Hacker News new | ask | show | jobs
by microtherion 5274 days ago
BLAS is an API. Just because the reference implementation does things in a particular way does not necessarily mean that that your vendor implementation cannot do things differently (e.g. Apple's numerics team has spent a considerable amount of time tuning BLAS for Apple hardware).

For the particular problem discussed in the original article, there are at least two ways the multiplication A'A could potentially be made faster:

1) The blas _GEMM matrix multiplication routine lets you specify whether input matrix arguments are supposed to be transposed. This gets rid of the explicit transposition, AND in this problem, it lets you compute each element as the dot product of two unit stride vectors, instead of a dot product of an unit stride vector with a nonunit stride vector.

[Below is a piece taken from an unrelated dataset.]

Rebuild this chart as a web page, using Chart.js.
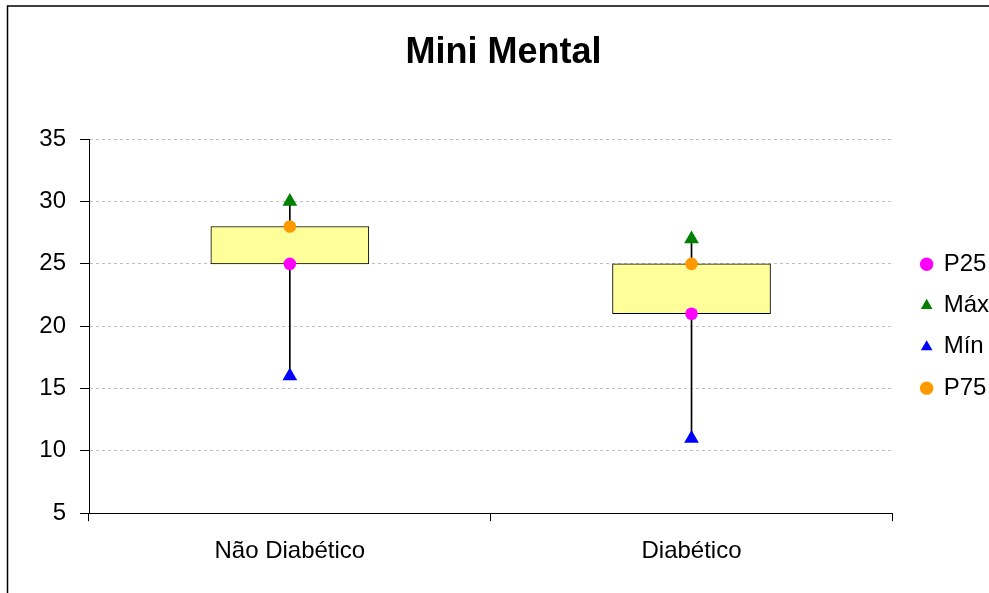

For SSE, this makes a huge difference.

2) For the particular case A'A, there is the even more specialized _SYRK routine, which at the very least should be cache friendlier than a naive _GEMM (_GEMM could also figure out that it can use _SYRK for this problem, and presumably it does so in some implementation)

3 comments

I dont think I claimed that a vendor "cannot do things differently". Not sure where the downvotes came from, so just clarifying.

I would also hazard a guess that the tuning that you mention does not involve a change in the algorithm but are essentially reordering the steps of the algorithm to obtain better caching. I was responding to the parent post which conjectured that BLAS implementations use different algorithms. If you look at your two suggestions, none of them actually change the complexity class of the number of floating operations, but wall clock time oh absolutely.

Although there are matrix multiplication algorithms that have a complexity less than O(N^3) the constants for these are so large enough that the sizes of matrices for which there will be any appreciable benefit are extremely rare to come by.

Apple did not spent a considerable amount of time tunning BLAS - they just took Atlas, an widely used open source implementation of blas/lapack (and took care of making sure it does not look like ATLAS at first glance, although a simple look at nm will show it is atlas all the way down).
The OS X BLAS was once ATLAS all the way down (and I see no reason to believe that any effort was made to hide that fact), but that's no longer true. A glance at nm on Lion shows that there's some ATLAS in there, but quite a lot of not-ATLAS too.
It is mentioned nowhere in accelerate framework that it uses atlas, and they removed functions like ATL_buildinfo. I doubt it has changed much in the last 5 years as well, and I am not sure what makes you think there is ( significant) non-atlas code in there ? Besides symbols starting with ATL, I see mostly the BLAS/LAPACK API, although I did not try to check very carefully.
Besides the ATL-prefixed symbols, there are are numerous APL-prefixed symbols, as well as many _block_ symbols which indicate extensive use of GCD in the level 3 routines (and which ATLAS doesn't use).
The gemm -> syrk optimization is very common (I would expect most tuned BLAS libraries to take advantage of it -- all that I have inspected do so).